- [SHORT TASK] Output the material below unchanged, apart from leaving out the pictures.

►

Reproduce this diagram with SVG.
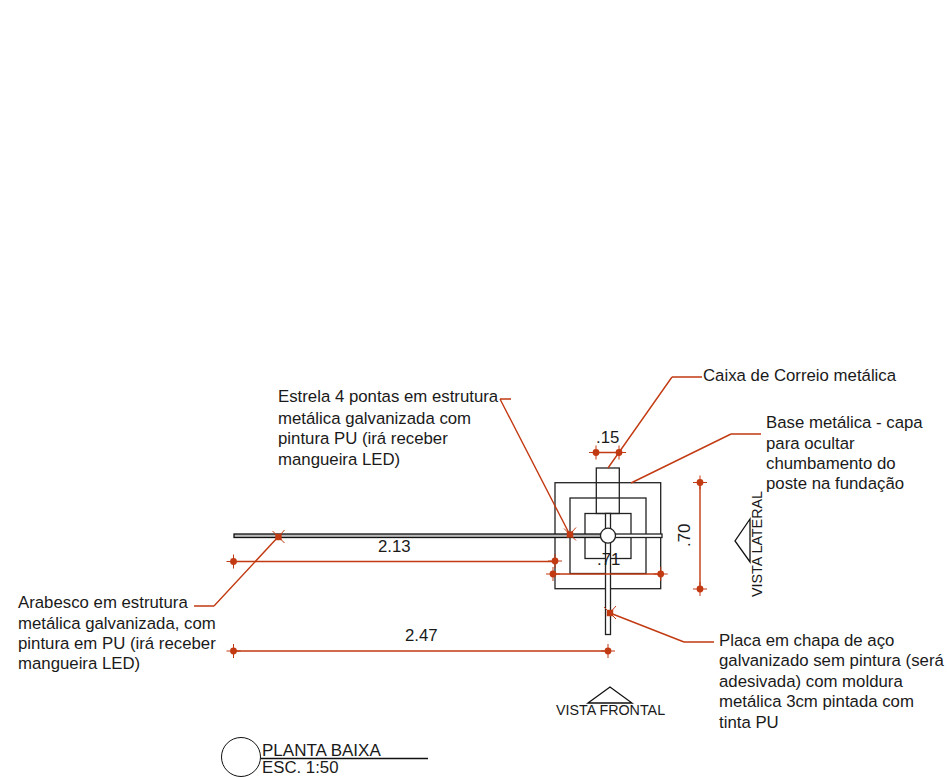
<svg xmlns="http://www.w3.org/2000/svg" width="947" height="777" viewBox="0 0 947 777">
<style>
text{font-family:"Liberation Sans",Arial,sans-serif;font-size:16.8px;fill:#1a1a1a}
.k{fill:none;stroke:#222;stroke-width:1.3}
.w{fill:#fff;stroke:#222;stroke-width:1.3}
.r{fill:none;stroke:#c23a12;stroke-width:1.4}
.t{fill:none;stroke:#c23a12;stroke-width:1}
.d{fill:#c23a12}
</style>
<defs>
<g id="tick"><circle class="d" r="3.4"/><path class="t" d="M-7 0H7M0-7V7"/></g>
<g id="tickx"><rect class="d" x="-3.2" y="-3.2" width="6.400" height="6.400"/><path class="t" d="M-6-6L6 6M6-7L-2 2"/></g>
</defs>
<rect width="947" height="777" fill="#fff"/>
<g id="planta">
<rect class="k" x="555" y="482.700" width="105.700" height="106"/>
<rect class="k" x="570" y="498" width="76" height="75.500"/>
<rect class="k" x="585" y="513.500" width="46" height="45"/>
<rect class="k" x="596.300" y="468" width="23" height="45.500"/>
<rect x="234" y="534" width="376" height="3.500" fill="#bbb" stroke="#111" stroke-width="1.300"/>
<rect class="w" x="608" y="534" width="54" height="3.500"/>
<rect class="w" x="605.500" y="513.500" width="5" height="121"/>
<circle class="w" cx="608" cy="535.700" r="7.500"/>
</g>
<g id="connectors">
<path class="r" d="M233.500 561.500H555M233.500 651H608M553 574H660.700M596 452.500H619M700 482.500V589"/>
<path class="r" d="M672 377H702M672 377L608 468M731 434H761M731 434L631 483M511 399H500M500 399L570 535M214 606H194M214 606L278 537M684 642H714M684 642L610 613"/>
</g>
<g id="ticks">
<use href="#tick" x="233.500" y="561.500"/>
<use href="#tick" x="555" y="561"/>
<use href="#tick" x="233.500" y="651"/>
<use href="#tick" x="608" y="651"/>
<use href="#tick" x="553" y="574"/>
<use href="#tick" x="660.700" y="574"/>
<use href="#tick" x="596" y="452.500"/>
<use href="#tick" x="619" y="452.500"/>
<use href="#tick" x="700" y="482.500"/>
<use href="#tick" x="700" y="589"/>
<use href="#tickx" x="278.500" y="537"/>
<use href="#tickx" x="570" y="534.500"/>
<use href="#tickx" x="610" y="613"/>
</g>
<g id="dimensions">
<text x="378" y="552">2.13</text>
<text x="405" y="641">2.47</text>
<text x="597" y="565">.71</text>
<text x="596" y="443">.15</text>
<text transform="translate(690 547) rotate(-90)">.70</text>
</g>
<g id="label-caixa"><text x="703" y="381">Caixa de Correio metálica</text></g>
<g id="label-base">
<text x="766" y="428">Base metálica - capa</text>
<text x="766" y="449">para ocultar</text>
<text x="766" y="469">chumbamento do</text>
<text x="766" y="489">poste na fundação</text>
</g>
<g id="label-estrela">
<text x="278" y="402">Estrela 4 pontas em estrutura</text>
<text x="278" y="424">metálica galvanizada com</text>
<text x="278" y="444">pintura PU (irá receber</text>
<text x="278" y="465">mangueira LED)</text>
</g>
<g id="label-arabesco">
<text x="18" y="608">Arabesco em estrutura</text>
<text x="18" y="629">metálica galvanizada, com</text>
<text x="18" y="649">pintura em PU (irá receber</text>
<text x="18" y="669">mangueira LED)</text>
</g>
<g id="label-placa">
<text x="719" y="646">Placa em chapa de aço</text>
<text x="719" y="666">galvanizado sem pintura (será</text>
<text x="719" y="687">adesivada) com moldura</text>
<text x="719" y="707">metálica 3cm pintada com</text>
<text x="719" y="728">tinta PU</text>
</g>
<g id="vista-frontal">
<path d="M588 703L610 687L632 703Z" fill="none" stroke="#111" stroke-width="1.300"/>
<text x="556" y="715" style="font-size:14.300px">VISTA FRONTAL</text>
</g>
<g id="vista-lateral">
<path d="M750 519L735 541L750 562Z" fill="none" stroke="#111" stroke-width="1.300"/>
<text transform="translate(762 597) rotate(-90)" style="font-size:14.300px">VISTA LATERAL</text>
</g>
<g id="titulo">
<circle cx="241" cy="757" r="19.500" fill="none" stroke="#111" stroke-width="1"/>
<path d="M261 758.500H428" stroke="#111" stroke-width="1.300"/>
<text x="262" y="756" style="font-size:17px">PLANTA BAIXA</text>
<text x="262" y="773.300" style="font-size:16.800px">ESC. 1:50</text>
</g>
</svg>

◄

- [PROBLEM SOLUTION]
Reproduce this diagram with SVG.
<svg xmlns="http://www.w3.org/2000/svg" width="947" height="777" viewBox="0 0 947 777">
<style>
text{font-family:"Liberation Sans",Arial,sans-serif;font-size:16.8px;fill:#1a1a1a}
.k{fill:none;stroke:#222;stroke-width:1.3}
.w{fill:#fff;stroke:#222;stroke-width:1.3}
.r{fill:none;stroke:#c23a12;stroke-width:1.4}
.t{fill:none;stroke:#c23a12;stroke-width:1}
.d{fill:#c23a12}
</style>
<defs>
<g id="tick"><circle class="d" r="3.4"/><path class="t" d="M-7 0H7M0-7V7"/></g>
<g id="tickx"><rect class="d" x="-3.2" y="-3.2" width="6.400" height="6.400"/><path class="t" d="M-6-6L6 6M6-7L-2 2"/></g>
</defs>
<rect width="947" height="777" fill="#fff"/>
<g id="planta">
<rect class="k" x="555" y="482.700" width="105.700" height="106"/>
<rect class="k" x="570" y="498" width="76" height="75.500"/>
<rect class="k" x="585" y="513.500" width="46" height="45"/>
<rect class="k" x="596.300" y="468" width="23" height="45.500"/>
<rect x="234" y="534" width="376" height="3.500" fill="#bbb" stroke="#111" stroke-width="1.300"/>
<rect class="w" x="608" y="534" width="54" height="3.500"/>
<rect class="w" x="605.500" y="513.500" width="5" height="121"/>
<circle class="w" cx="608" cy="535.700" r="7.500"/>
</g>
<g id="connectors">
<path class="r" d="M233.500 561.500H555M233.500 651H608M553 574H660.700M596 452.500H619M700 482.500V589"/>
<path class="r" d="M672 377H702M672 377L608 468M731 434H761M731 434L631 483M511 399H500M500 399L570 535M214 606H194M214 606L278 537M684 642H714M684 642L610 613"/>
</g>
<g id="ticks">
<use href="#tick" x="233.500" y="561.500"/>
<use href="#tick" x="555" y="561"/>
<use href="#tick" x="233.500" y="651"/>
<use href="#tick" x="608" y="651"/>
<use href="#tick" x="553" y="574"/>
<use href="#tick" x="660.700" y="574"/>
<use href="#tick" x="596" y="452.500"/>
<use href="#tick" x="619" y="452.500"/>
<use href="#tick" x="700" y="482.500"/>
<use href="#tick" x="700" y="589"/>
<use href="#tickx" x="278.500" y="537"/>
<use href="#tickx" x="570" y="534.500"/>
<use href="#tickx" x="610" y="613"/>
</g>
<g id="dimensions">
<text x="378" y="552">2.13</text>
<text x="405" y="641">2.47</text>
<text x="597" y="565">.71</text>
<text x="596" y="443">.15</text>
<text transform="translate(690 547) rotate(-90)">.70</text>
</g>
<g id="label-caixa"><text x="703" y="381">Caixa de Correio metálica</text></g>
<g id="label-base">
<text x="766" y="428">Base metálica - capa</text>
<text x="766" y="449">para ocultar</text>
<text x="766" y="469">chumbamento do</text>
<text x="766" y="489">poste na fundação</text>
</g>
<g id="label-estrela">
<text x="278" y="402">Estrela 4 pontas em estrutura</text>
<text x="278" y="424">metálica galvanizada com</text>
<text x="278" y="444">pintura PU (irá receber</text>
<text x="278" y="465">mangueira LED)</text>
</g>
<g id="label-arabesco">
<text x="18" y="608">Arabesco em estrutura</text>
<text x="18" y="629">metálica galvanizada, com</text>
<text x="18" y="649">pintura em PU (irá receber</text>
<text x="18" y="669">mangueira LED)</text>
</g>
<g id="label-placa">
<text x="719" y="646">Placa em chapa de aço</text>
<text x="719" y="666">galvanizado sem pintura (será</text>
<text x="719" y="687">adesivada) com moldura</text>
<text x="719" y="707">metálica 3cm pintada com</text>
<text x="719" y="728">tinta PU</text>
</g>
<g id="vista-frontal">
<path d="M588 703L610 687L632 703Z" fill="none" stroke="#111" stroke-width="1.300"/>
<text x="556" y="715" style="font-size:14.300px">VISTA FRONTAL</text>
</g>
<g id="vista-lateral">
<path d="M750 519L735 541L750 562Z" fill="none" stroke="#111" stroke-width="1.300"/>
<text transform="translate(762 597) rotate(-90)" style="font-size:14.300px">VISTA LATERAL</text>
</g>
<g id="titulo">
<circle cx="241" cy="757" r="19.500" fill="none" stroke="#111" stroke-width="1"/>
<path d="M261 758.500H428" stroke="#111" stroke-width="1.300"/>
<text x="262" y="756" style="font-size:17px">PLANTA BAIXA</text>
<text x="262" y="773.300" style="font-size:16.800px">ESC. 1:50</text>
</g>
</svg>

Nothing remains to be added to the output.